» **Written task**
Show only lines that include "chart".

» **Listing**
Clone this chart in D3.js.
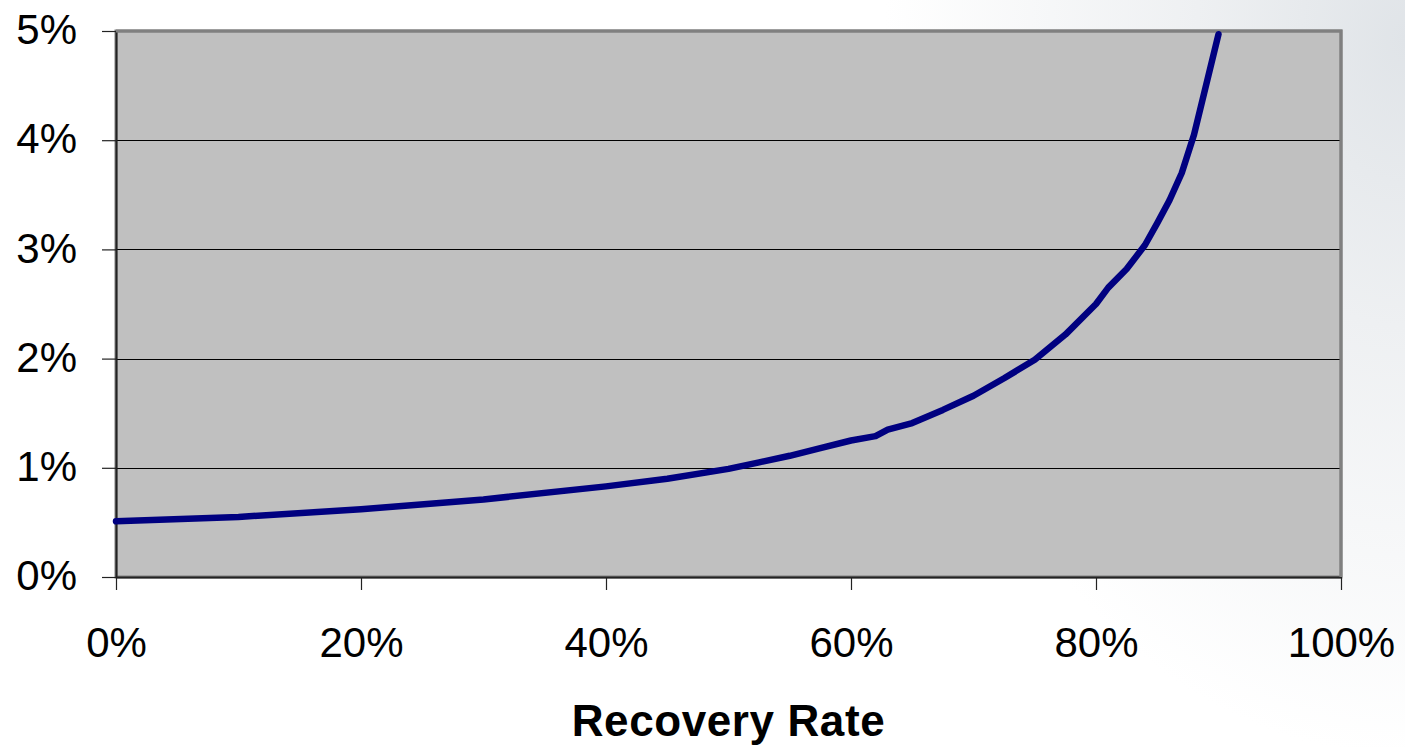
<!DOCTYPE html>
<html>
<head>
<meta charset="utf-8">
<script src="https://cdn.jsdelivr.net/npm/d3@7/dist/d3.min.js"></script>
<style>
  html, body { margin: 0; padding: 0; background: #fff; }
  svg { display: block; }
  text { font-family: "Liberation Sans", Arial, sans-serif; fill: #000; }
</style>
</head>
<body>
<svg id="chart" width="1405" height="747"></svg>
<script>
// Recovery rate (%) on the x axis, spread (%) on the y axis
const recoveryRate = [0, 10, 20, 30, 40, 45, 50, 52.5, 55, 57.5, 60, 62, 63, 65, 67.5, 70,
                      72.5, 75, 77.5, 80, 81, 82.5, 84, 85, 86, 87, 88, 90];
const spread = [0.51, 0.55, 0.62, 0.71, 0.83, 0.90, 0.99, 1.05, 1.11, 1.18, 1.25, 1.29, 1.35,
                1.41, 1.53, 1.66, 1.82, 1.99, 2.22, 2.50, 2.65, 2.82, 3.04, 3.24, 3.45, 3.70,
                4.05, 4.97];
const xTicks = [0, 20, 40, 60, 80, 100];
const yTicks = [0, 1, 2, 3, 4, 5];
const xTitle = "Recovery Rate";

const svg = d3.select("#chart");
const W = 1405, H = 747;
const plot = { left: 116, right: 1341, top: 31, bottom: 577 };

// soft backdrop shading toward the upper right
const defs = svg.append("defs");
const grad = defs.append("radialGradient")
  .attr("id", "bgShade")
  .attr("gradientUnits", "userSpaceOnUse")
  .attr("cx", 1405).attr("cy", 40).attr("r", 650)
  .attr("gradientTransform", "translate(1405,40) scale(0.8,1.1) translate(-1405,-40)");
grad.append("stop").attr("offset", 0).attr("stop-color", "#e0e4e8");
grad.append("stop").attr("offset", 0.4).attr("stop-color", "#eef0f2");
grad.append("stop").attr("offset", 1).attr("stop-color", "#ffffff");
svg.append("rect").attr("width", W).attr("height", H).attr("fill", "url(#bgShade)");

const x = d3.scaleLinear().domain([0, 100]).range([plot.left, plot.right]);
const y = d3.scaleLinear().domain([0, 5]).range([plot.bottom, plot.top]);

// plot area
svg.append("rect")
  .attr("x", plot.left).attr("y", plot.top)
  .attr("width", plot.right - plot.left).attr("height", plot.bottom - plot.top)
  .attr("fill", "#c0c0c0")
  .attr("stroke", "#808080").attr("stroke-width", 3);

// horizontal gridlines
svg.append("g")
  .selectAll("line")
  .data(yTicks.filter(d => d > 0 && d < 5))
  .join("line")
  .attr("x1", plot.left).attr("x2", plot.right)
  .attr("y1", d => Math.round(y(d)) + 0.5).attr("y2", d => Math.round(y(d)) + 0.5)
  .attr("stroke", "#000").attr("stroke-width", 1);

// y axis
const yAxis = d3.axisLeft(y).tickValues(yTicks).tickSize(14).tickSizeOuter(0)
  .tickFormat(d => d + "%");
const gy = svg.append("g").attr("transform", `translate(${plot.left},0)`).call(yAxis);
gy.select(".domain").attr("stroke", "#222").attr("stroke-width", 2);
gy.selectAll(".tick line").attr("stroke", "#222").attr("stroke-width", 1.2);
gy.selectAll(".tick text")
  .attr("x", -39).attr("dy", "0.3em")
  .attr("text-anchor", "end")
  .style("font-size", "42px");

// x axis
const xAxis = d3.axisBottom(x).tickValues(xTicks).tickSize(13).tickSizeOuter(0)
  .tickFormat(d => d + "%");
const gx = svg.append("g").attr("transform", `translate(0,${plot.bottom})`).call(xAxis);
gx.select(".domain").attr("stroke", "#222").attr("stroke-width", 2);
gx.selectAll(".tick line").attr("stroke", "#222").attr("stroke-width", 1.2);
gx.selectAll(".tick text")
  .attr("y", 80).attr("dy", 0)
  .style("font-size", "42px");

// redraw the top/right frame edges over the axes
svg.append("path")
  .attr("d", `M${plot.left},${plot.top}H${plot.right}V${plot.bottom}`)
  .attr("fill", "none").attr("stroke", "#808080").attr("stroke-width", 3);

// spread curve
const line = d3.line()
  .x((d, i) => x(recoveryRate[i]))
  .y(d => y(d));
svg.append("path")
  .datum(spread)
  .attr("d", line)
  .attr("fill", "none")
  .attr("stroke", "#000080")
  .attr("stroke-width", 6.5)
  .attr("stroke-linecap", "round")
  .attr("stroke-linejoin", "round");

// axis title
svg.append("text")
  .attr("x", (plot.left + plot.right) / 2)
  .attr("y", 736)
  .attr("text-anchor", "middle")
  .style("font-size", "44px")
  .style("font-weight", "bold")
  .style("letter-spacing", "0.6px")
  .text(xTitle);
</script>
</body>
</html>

---

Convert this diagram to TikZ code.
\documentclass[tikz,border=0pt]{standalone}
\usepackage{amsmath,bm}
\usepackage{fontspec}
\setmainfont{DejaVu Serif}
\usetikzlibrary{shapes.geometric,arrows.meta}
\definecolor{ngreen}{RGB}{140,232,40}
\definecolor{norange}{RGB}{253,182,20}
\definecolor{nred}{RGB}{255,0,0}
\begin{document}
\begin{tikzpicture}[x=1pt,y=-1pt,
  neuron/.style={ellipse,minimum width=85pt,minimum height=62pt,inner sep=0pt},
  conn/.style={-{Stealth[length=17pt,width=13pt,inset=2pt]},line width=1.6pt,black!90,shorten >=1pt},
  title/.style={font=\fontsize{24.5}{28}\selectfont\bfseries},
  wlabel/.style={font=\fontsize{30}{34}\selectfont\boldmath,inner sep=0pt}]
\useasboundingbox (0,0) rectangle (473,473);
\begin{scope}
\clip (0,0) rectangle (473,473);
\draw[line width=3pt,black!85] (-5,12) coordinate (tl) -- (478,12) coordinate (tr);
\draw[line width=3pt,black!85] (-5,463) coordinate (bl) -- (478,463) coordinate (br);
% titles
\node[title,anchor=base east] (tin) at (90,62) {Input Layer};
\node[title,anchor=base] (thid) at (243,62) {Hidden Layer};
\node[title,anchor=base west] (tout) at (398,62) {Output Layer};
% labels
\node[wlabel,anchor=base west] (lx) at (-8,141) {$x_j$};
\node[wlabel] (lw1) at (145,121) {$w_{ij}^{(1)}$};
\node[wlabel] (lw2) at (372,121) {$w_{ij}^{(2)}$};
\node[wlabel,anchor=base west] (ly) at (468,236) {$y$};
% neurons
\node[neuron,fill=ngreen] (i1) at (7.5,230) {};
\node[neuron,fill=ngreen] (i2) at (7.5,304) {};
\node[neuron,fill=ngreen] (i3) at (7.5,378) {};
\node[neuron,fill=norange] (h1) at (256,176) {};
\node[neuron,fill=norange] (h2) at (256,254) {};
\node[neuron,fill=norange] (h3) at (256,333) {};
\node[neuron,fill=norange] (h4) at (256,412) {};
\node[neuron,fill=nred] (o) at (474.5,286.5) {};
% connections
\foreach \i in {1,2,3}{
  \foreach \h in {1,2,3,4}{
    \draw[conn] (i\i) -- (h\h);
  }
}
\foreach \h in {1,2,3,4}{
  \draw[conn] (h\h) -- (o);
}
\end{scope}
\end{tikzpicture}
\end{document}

» **Final result**
Clone this chart in D3.js.
<svg id="chart" width="1405" height="747"></svg>
const svg = d3.select("#chart");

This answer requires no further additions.